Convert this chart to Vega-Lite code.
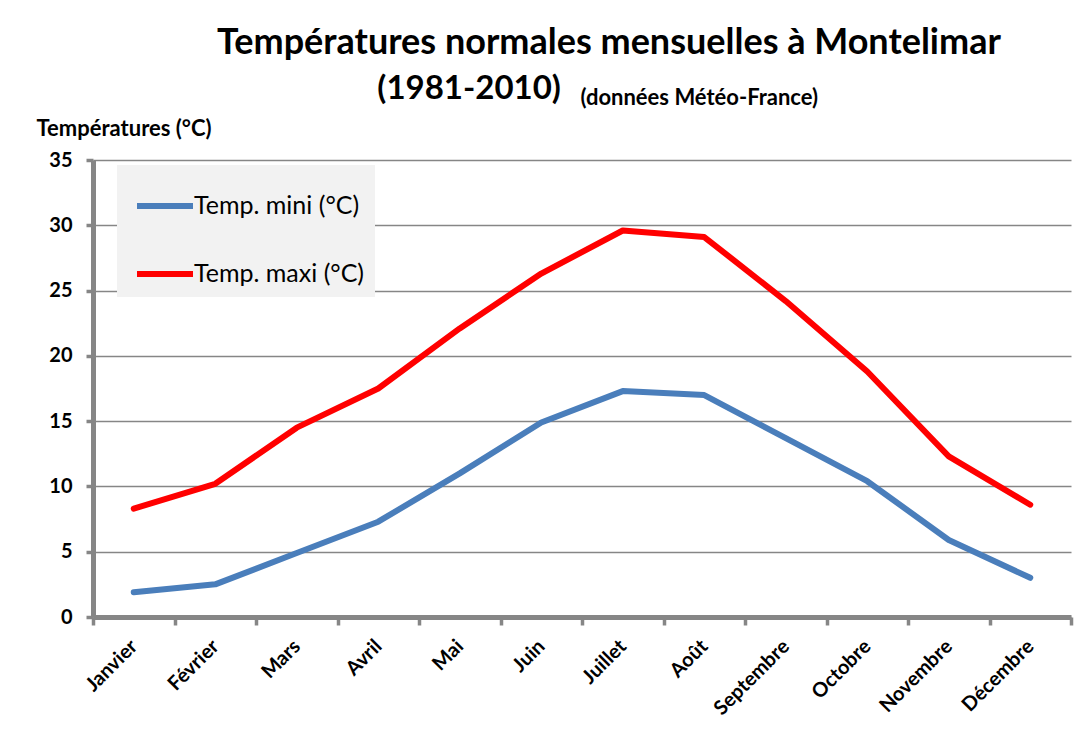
{
  "$schema": "https://vega.github.io/schema/vega-lite/v6.json",
  "width": 978,
  "height": 457,
  "autosize": {"type": "none"},
  "padding": {"left": 93, "top": 160, "right": 19, "bottom": 134},
  "background": "white",
  "title": {
    "text": "Températures normales mensuelles à Montelimar",
    "subtitle": "\u2800\u00a0\u00a0\u00a0\u00a0\u00a0\u00a0\u00a0\u00a0\u00a0\u00a0\u00a0\u00a0\u00a0\u00a0\u00a0\u00a0\u00a0(1981-2010)",
    "frame": "group",
    "anchor": "start",
    "align": "left",
    "dx": 124,
    "dy": 25,
    "font": "Lato",
    "fontSize": 36,
    "fontWeight": "bold",
    "color": "black",
    "subtitleFont": "Lato",
    "subtitleFontSize": 33,
    "subtitleFontWeight": "bold",
    "subtitleColor": "black",
    "subtitlePadding": 11
  },
  "data": {
    "values": [
      {"mois": "Janvier", "serie": "Temp. mini (°C)", "temp": 1.9},
      {"mois": "Février", "serie": "Temp. mini (°C)", "temp": 2.5},
      {"mois": "Mars", "serie": "Temp. mini (°C)", "temp": 4.9},
      {"mois": "Avril", "serie": "Temp. mini (°C)", "temp": 7.3},
      {"mois": "Mai", "serie": "Temp. mini (°C)", "temp": 11.0},
      {"mois": "Juin", "serie": "Temp. mini (°C)", "temp": 14.9},
      {"mois": "Juillet", "serie": "Temp. mini (°C)", "temp": 17.3},
      {"mois": "Août", "serie": "Temp. mini (°C)", "temp": 17.0},
      {"mois": "Septembre", "serie": "Temp. mini (°C)", "temp": 13.7},
      {"mois": "Octobre", "serie": "Temp. mini (°C)", "temp": 10.4},
      {"mois": "Novembre", "serie": "Temp. mini (°C)", "temp": 5.9},
      {"mois": "Décembre", "serie": "Temp. mini (°C)", "temp": 3.0},
      {"mois": "Janvier", "serie": "Temp. maxi (°C)", "temp": 8.3},
      {"mois": "Février", "serie": "Temp. maxi (°C)", "temp": 10.2},
      {"mois": "Mars", "serie": "Temp. maxi (°C)", "temp": 14.5},
      {"mois": "Avril", "serie": "Temp. maxi (°C)", "temp": 17.5},
      {"mois": "Mai", "serie": "Temp. maxi (°C)", "temp": 22.1},
      {"mois": "Juin", "serie": "Temp. maxi (°C)", "temp": 26.3},
      {"mois": "Juillet", "serie": "Temp. maxi (°C)", "temp": 29.6},
      {"mois": "Août", "serie": "Temp. maxi (°C)", "temp": 29.1},
      {"mois": "Septembre", "serie": "Temp. maxi (°C)", "temp": 24.2},
      {"mois": "Octobre", "serie": "Temp. maxi (°C)", "temp": 18.8},
      {"mois": "Novembre", "serie": "Temp. maxi (°C)", "temp": 12.3},
      {"mois": "Décembre", "serie": "Temp. maxi (°C)", "temp": 8.6}
    ]
  },
  "mark": {"type": "line", "strokeWidth": 6, "strokeCap": "round", "strokeJoin": "round"},
  "encoding": {
    "x": {
      "field": "mois",
      "type": "nominal",
      "sort": ["Janvier", "Février", "Mars", "Avril", "Mai", "Juin", "Juillet", "Août", "Septembre", "Octobre", "Novembre", "Décembre"],
      "scale": {"type": "band", "paddingInner": 0, "paddingOuter": 0},
      "bandPosition": 0.5,
      "axis": {
        "title": "(données Météo-France)",
        "titleX": 487,
        "titleY": -520,
        "titleAlign": "left",
        "titleBaseline": "middle",
        "titleFont": "Lato",
        "titleFontSize": 22,
        "titleFontWeight": "bold",
        "titleColor": "black",
        "labelAngle": -45,
        "labelAlign": "right",
        "labelBaseline": "middle",
        "labelFont": "Lato",
        "labelFontSize": 20,
        "labelFontWeight": "bold",
        "labelColor": "black",
        "labelPadding": 18,
        "domainColor": "#868686",
        "domainWidth": 5,
        "tickColor": "#868686",
        "tickWidth": 3.5,
        "tickSize": 8,
        "tickBand": "extent",
        "grid": false
      }
    },
    "y": {
      "field": "temp",
      "type": "quantitative",
      "scale": {"domain": [0, 35], "nice": false},
      "axis": {
        "title": "Températures (°C)",
        "titleAngle": 0,
        "titleX": -57,
        "titleY": -32,
        "titleAlign": "left",
        "titleBaseline": "middle",
        "titleFont": "Lato",
        "titleFontSize": 22,
        "titleFontWeight": "bold",
        "titleColor": "black",
        "values": [0, 5, 10, 15, 20, 25, 30, 35],
        "labelFont": "Lato",
        "labelFontSize": 20,
        "labelFontWeight": "bold",
        "labelColor": "black",
        "labelPadding": 14,
        "domainColor": "#868686",
        "domainWidth": 5,
        "tickColor": "#868686",
        "tickWidth": 3.5,
        "tickSize": 7,
        "grid": true,
        "gridColor": "#868686",
        "gridWidth": 1.3
      }
    },
    "color": {
      "field": "serie",
      "type": "nominal",
      "sort": ["Temp. mini (°C)", "Temp. maxi (°C)"],
      "scale": {"domain": ["Temp. mini (°C)", "Temp. maxi (°C)"], "range": ["#4a7ebb", "#ff0000"]},
      "legend": {
        "title": null,
        "orient": "none",
        "legendX": 24,
        "legendY": 5,
        "fillColor": "#f2f2f2",
        "padding": 10,
        "symbolType": "stroke",
        "symbolSize": 3136,
        "symbolStrokeWidth": 6,
        "symbolOffset": 7,
        "labelFont": "Lato",
        "labelFontSize": 25,
        "labelColor": "black",
        "labelOffset": -2,
        "labelLimit": 400,
        "rowPadding": 24
      }
    }
  },
  "config": {"view": {"stroke": null}}
}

════════════════════

**Short task:** Repeat all of the data above word for word, minus the pictures.

**Answer in full:**
Convert this chart to Vega-Lite code.
{
  "$schema": "https://vega.github.io/schema/vega-lite/v6.json",
  "width": 978,
  "height": 457,
  "autosize": {"type": "none"},
  "padding": {"left": 93, "top": 160, "right": 19, "bottom": 134},
  "background": "white",
  "title": {
    "text": "Températures normales mensuelles à Montelimar",
    "subtitle": "\u2800\u00a0\u00a0\u00a0\u00a0\u00a0\u00a0\u00a0\u00a0\u00a0\u00a0\u00a0\u00a0\u00a0\u00a0\u00a0\u00a0\u00a0(1981-2010)",
    "frame": "group",
    "anchor": "start",
    "align": "left",
    "dx": 124,
    "dy": 25,
    "font": "Lato",
    "fontSize": 36,
    "fontWeight": "bold",
    "color": "black",
    "subtitleFont": "Lato",
    "subtitleFontSize": 33,
    "subtitleFontWeight": "bold",
    "subtitleColor": "black",
    "subtitlePadding": 11
  },
  "data": {
    "values": [
      {"mois": "Janvier", "serie": "Temp. mini (°C)", "temp": 1.9},
      {"mois": "Février", "serie": "Temp. mini (°C)", "temp": 2.5},
      {"mois": "Mars", "serie": "Temp. mini (°C)", "temp": 4.9},
      {"mois": "Avril", "serie": "Temp. mini (°C)", "temp": 7.3},
      {"mois": "Mai", "serie": "Temp. mini (°C)", "temp": 11.0},
      {"mois": "Juin", "serie": "Temp. mini (°C)", "temp": 14.9},
      {"mois": "Juillet", "serie": "Temp. mini (°C)", "temp": 17.3},
      {"mois": "Août", "serie": "Temp. mini (°C)", "temp": 17.0},
      {"mois": "Septembre", "serie": "Temp. mini (°C)", "temp": 13.7},
      {"mois": "Octobre", "serie": "Temp. mini (°C)", "temp": 10.4},
      {"mois": "Novembre", "serie": "Temp. mini (°C)", "temp": 5.9},
      {"mois": "Décembre", "serie": "Temp. mini (°C)", "temp": 3.0},
      {"mois": "Janvier", "serie": "Temp. maxi (°C)", "temp": 8.3},
      {"mois": "Février", "serie": "Temp. maxi (°C)", "temp": 10.2},
      {"mois": "Mars", "serie": "Temp. maxi (°C)", "temp": 14.5},
      {"mois": "Avril", "serie": "Temp. maxi (°C)", "temp": 17.5},
      {"mois": "Mai", "serie": "Temp. maxi (°C)", "temp": 22.1},
      {"mois": "Juin", "serie": "Temp. maxi (°C)", "temp": 26.3},
      {"mois": "Juillet", "serie": "Temp. maxi (°C)", "temp": 29.6},
      {"mois": "Août", "serie": "Temp. maxi (°C)", "temp": 29.1},
      {"mois": "Septembre", "serie": "Temp. maxi (°C)", "temp": 24.2},
      {"mois": "Octobre", "serie": "Temp. maxi (°C)", "temp": 18.8},
      {"mois": "Novembre", "serie": "Temp. maxi (°C)", "temp": 12.3},
      {"mois": "Décembre", "serie": "Temp. maxi (°C)", "temp": 8.6}
    ]
  },
  "mark": {"type": "line", "strokeWidth": 6, "strokeCap": "round", "strokeJoin": "round"},
  "encoding": {
    "x": {
      "field": "mois",
      "type": "nominal",
      "sort": ["Janvier", "Février", "Mars", "Avril", "Mai", "Juin", "Juillet", "Août", "Septembre", "Octobre", "Novembre", "Décembre"],
      "scale": {"type": "band", "paddingInner": 0, "paddingOuter": 0},
      "bandPosition": 0.5,
      "axis": {
        "title": "(données Météo-France)",
        "titleX": 487,
        "titleY": -520,
        "titleAlign": "left",
        "titleBaseline": "middle",
        "titleFont": "Lato",
        "titleFontSize": 22,
        "titleFontWeight": "bold",
        "titleColor": "black",
        "labelAngle": -45,
        "labelAlign": "right",
        "labelBaseline": "middle",
        "labelFont": "Lato",
        "labelFontSize": 20,
        "labelFontWeight": "bold",
        "labelColor": "black",
        "labelPadding": 18,
        "domainColor": "#868686",
        "domainWidth": 5,
        "tickColor": "#868686",
        "tickWidth": 3.5,
        "tickSize": 8,
        "tickBand": "extent",
        "grid": false
      }
    },
    "y": {
      "field": "temp",
      "type": "quantitative",
      "scale": {"domain": [0, 35], "nice": false},
      "axis": {
        "title": "Températures (°C)",
        "titleAngle": 0,
        "titleX": -57,
        "titleY": -32,
        "titleAlign": "left",
        "titleBaseline": "middle",
        "titleFont": "Lato",
        "titleFontSize": 22,
        "titleFontWeight": "bold",
        "titleColor": "black",
        "values": [0, 5, 10, 15, 20, 25, 30, 35],
        "labelFont": "Lato",
        "labelFontSize": 20,
        "labelFontWeight": "bold",
        "labelColor": "black",
        "labelPadding": 14,
        "domainColor": "#868686",
        "domainWidth": 5,
        "tickColor": "#868686",
        "tickWidth": 3.5,
        "tickSize": 7,
        "grid": true,
        "gridColor": "#868686",
        "gridWidth": 1.3
      }
    },
    "color": {
      "field": "serie",
      "type": "nominal",
      "sort": ["Temp. mini (°C)", "Temp. maxi (°C)"],
      "scale": {"domain": ["Temp. mini (°C)", "Temp. maxi (°C)"], "range": ["#4a7ebb", "#ff0000"]},
      "legend": {
        "title": null,
        "orient": "none",
        "legendX": 24,
        "legendY": 5,
        "fillColor": "#f2f2f2",
        "padding": 10,
        "symbolType": "stroke",
        "symbolSize": 3136,
        "symbolStrokeWidth": 6,
        "symbolOffset": 7,
        "labelFont": "Lato",
        "labelFontSize": 25,
        "labelColor": "black",
        "labelOffset": -2,
        "labelLimit": 400,
        "rowPadding": 24
      }
    }
  },
  "config": {"view": {"stroke": null}}
}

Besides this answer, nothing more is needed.